The trouble I have is oddly enough from the schools which have had a positive reaction to my emails. I read some professor articles and mentally associated with what hope to do and work in graduate school. I would like to start and/or continue dialogue but I can't help but feel that jumping right into theory would come across as pretentious and the agenda (wanting to get in the program) would be way too transparent. I'm hesitant to name drop on the personal statement for the same reasons.

Any advice on how to achieve the right balance?

Thanks ahead of time!

Posted

Why the aversion to name-dropping? Many adcoms' strategy is to distribute their pile of applications to potential advisors as a first step. Seeing that you've clearly identified someone makes that task easier for them.

I would be concerned about schools you haven't heard from. Either their funding is uncertain, they do not have spots open, or this is an indication of what to expect as a grad student there (e.g. poor communication, lack of effort to value potential students). I'd push for contact again before spending your ~ $80 to apply. Be more forward about finding out if a potential advisor is even looking for students for the coming year or not.

I really like the SOP available for download here. She is very specific about her goals, what she wants to do, and who she wants to work for.

You can try to continue dialogue, and I'd recommend a short-and-sweet approach. A mention of where you are in the application process, questions of clarification about their work or possible future ideas, and reminders that this is your top-choice program, etc. all seem appropriate. But some may only provide limited response, just due to the uncertainty of the decisions (and funds available) at this point, and they are juggling a staggering number responsibilities on a day-to-day basis anyway.

Posted (edited)

I can think of several reasons for my aversion for name dropping. The main is that really no one in the sociological field is doing exactly what I am interested in (the evolving face of stigma and how the advent of the internet and other social networking technologies have allowed for an unprecedented number of highly stigmatized groups to be more socially mobile). The people who are fits are more or less obliquely related (internet based research, stigma in terms of race and gender stratification, etc). I doubt that I am the only one with this problem. For all I know this could be as a cliche as a teenager trying to find his or her identity.

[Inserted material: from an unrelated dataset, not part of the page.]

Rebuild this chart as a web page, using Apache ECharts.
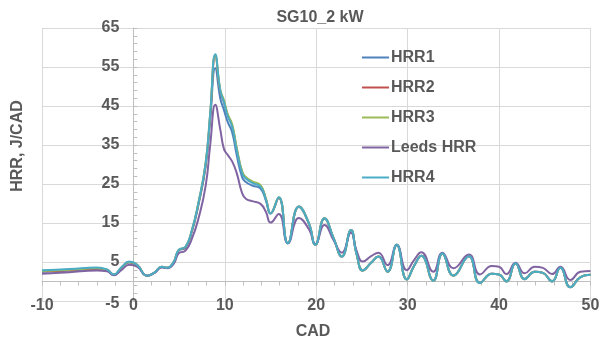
<!DOCTYPE html>
<html>
<head>
<meta charset="utf-8">
<script src="https://cdn.jsdelivr.net/npm/echarts@6/dist/echarts.min.js"></script>
<style>
html,body{margin:0;padding:0;background:#fff;}
#c{width:606px;height:349px;}
</style>
</head>
<body>
<div id="c"></div>
<script>
var cad = [-10, -7, -4, -2.9, -2.15, -1.3, -0.45, 0.4, 1.5, 2.3, 3.1, 3.7, 4.4, 4.95, 5.7, 6.4, 7.1, 7.9, 8.4, 8.96, 9.5, 9.9, 10.3, 10.8, 11.3, 11.9, 12.3, 13.0, 13.9, 14.5, 15.0, 15.9, 16.9, 18.1, 19.2, 19.9, 20.9, 21.9, 22.8, 23.8, 24.4, 25.1, 26.0, 26.8, 27.8, 28.8, 29.9, 30.7, 31.5, 32.8, 33.8, 35.0, 36.7, 37.9, 39.2, 40.0, 40.8, 41.8, 42.8, 43.9, 44.8, 45.8, 46.7, 47.8, 48.9, 50];
var hrr1 = [2.5,2.8,3.2,2.9,1.7,3.5,4.9,4.2,1.5,2.3, 3.7,3.5,4.9,7.9,8.7,12.8,19.5,29.5,41.5,54.7, 47.0,44.0,41.0,38.3,32.4,26.7,25.5,24.6,23.8,20.7, 17.4,21.4,9.8,19.1,14.8,9.4,16.1,11.0,6.4,13.1, 7.2,2.9,4.8,6.4,2.6,9.3,0.6,4.0,6.6,0.3, 7.1,1.6,6.4,-0.3,2.0,1.8,0.1,4.6,0.7,2.5, 2.2,0.1,3.5,-1.4,1.1,1.7];
var hrr2 = [2.6,2.9,3.3,3.0,1.7,3.6,5.0,4.3,1.5,2.3, 3.8,3.5,5.0,8.0,8.8,13.0,19.8,30.0,42.6,57.8, 48.8,46.0,42.8,40.0,34.0,28.0,26.6,25.5,24.5,21.1, 17.5,21.5,9.8,19.2,14.9,9.4,16.2,11.1,6.4,13.2, 7.2,2.8,4.8,6.4,2.5,9.4,0.5,4.0,6.6,0.2, 7.2,1.5,6.5,-0.4,2.0,1.8,0.0,4.7,0.6,2.5, 2.2,0.0,3.5,-1.5,1.1,1.7];
var hrr3 = [2.7,3.0,3.4,3.0,1.8,3.6,5.0,4.3,1.5,2.3, 3.8,3.5,5.0,8.1,8.9,13.2,20.1,30.4,43.2,58.0, 49.2,46.5,43.0,40.3,34.3,28.2,26.8,25.7,24.7,21.2, 17.5,21.6,9.8,19.2,14.9,9.4,16.2,11.1,6.4,13.2, 7.2,2.8,4.8,6.4,2.5,9.4,0.5,4.0,6.6,0.2, 7.2,1.5,6.5,-0.4,2.0,1.8,0.0,4.7,0.6,2.5, 2.2,0.0,3.5,-1.5,1.1,1.7];
var leeds = [2.0,2.4,2.8,2.6,1.6,3.0,4.3,3.8,1.5,2.2, 3.6,3.4,4.5,7.2,7.9,11.0,16.0,24.5,35.0,45.3, 39.0,34.0,32.5,30.8,27.8,22.6,21.2,20.6,19.9,17.8, 15.1,17.3,9.8,16.3,13.4,9.6,14.5,10.6,7.4,12.5, 8.0,5.1,6.5,7.4,4.2,9.4,2.9,5.5,7.5,2.5, 7.4,3.4,6.9,1.8,4.0,3.8,1.9,4.8,2.1,3.8, 3.5,1.9,3.8,0.4,2.5,2.7];
var hrr4 = [2.9,3.2,3.6,3.1,1.8,3.7,5.1,4.3,1.5,2.3, 3.8,3.5,5.0,8.1,8.9,13.2,20.0,30.3,43.0,58.3, 49.0,46.0,42.5,39.7,33.7,27.7,26.4,25.3,24.3,21.0, 17.5,21.6,9.8,19.2,14.9,9.4,16.2,11.1,6.4,13.2, 7.2,2.8,4.8,6.4,2.5,9.4,0.5,4.0,6.6,0.2, 7.2,1.5,6.5,-0.4,2.0,1.8,0.0,4.7,0.6,2.5, 2.2,0.0,3.5,-1.5,1.1,1.7];

var names = ['HRR1','HRR2','HRR3','Leeds HRR','HRR4'];
var colors = ['#4F81BD','#C0504D','#9BBB59','#8064A2','#4BACC6'];
var values = [hrr1, hrr2, hrr3, leeds, hrr4];

var X_MIN = -10, X_MAX = 50;
var FONT = "'Liberation Sans', Arial, sans-serif";
var TXT = '#595959';
var GRID_LEFT = 42, GRID_RIGHT = 15.5;
var plotW = 606 - GRID_LEFT - GRID_RIGHT;
// y axis crosses the x axis at CAD = 0
var yAxisOffset = -plotW * (0 - X_MIN) / (X_MAX - X_MIN);

function pairs(ys){ return cad.map(function(x,i){ return [x, ys[i]]; }); }

var chart = echarts.init(document.getElementById('c'), null, {renderer:'canvas'});
chart.setOption({
  animation: false,
  backgroundColor: '#fff',
  title: {
    text: 'SG10_2 kW', left: 315, top: 5, textAlign: 'center',
    textStyle: {fontFamily: FONT, fontSize: 16, fontWeight: 'bold', color: TXT}
  },
  legend: {
    orient: 'vertical', left: 362, top: 49.5, itemGap: 14, padding: 0,
    itemWidth: 27, itemHeight: 2, icon: 'rect',
    data: names,
    textStyle: {fontFamily: FONT, fontSize: 16, fontWeight: 'bold', color: TXT, padding: [0,0,0,-3]}
  },
  grid: {left: GRID_LEFT, right: GRID_RIGHT, top: 28, bottom: 48, containLabel: false},
  xAxis: [{
    type: 'value', min: X_MIN, max: X_MAX, interval: 10, position: 'bottom',
    axisLine: {show: false, onZero: false},
    axisTick: {show: false},
    axisLabel: {margin: -3, fontFamily: FONT, fontSize: 16, fontWeight: 'bold', color: TXT},
    splitLine: {show: true, lineStyle: {color: '#d9d9d9', width: 1}}
  }, {
    type: 'value', min: X_MIN, max: X_MAX, interval: 10, position: 'bottom',
    axisLine: {show: true, onZero: true, lineStyle: {color: '#bfbfbf', width: 1}},
    axisTick: {show: true, length: 4, lineStyle: {color: '#bfbfbf'}},
    minorTick: {show: true, splitNumber: 5, length: 4, lineStyle: {color: '#bfbfbf'}},
    axisLabel: {show: false},
    splitLine: {show: false}
  }],
  yAxis: {
    type: 'value', min: -5, max: 65, interval: 10, position: 'left', offset: yAxisOffset,
    axisLine: {show: true, onZero: false, lineStyle: {color: '#bfbfbf', width: 1}},
    axisTick: {show: true, inside: true, length: 4, lineStyle: {color: '#bfbfbf'}},
    minorTick: {show: true, splitNumber: 5, length: 4, lineStyle: {color: '#bfbfbf'}},
    axisLabel: {
      margin: 14, fontFamily: FONT, fontSize: 16, fontWeight: 'bold', color: TXT,
      formatter: function(v){ return v === -5 ? '{lo|-5}' : String(v); },
      rich: {lo: {fontFamily: FONT, fontSize: 16, fontWeight: 'bold', color: TXT, padding: [6,0,0,0]}}
    },
    splitLine: {show: true, lineStyle: {color: '#d9d9d9', width: 1}}
  },
  graphic: [{
    type: 'text', x: 18, y: 146, rotation: Math.PI/2,
    style: {text: 'HRR, J/CAD', font: "bold 16px 'Liberation Sans', Arial, sans-serif", fill: TXT, align: 'center', verticalAlign: 'middle'}
  }, {
    type: 'text', x: 313, y: 332,
    style: {text: 'CAD', font: "bold 16px 'Liberation Sans', Arial, sans-serif", fill: TXT, align: 'center', verticalAlign: 'middle'}
  }],
  series: names.map(function(n, i){
    return {
      name: n, type: 'line', xAxisIndex: 0, yAxisIndex: 0,
      data: pairs(values[i]), smooth: 0.5, symbol: 'none',
      lineStyle: {color: colors[i], width: 2},
      itemStyle: {color: colors[i]}
    };
  })
});
</script>
</body>
</html>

Also there isn't one professor I feel I "must" work with I just want to know more or less whether my interests would gel as well as get my name a little known before they get my application.

As for those I haven't heard of I chalked it up to more a matter of the professor being busy or just missing the email for one reason or another. Even the professors I closely worked with at undergrad don't respond do every email I send. I am applying to top flight programs which bascially guarantee funding so I doubt that is the issue.

Thank you for your advice about ways to initiate and continue dialogue.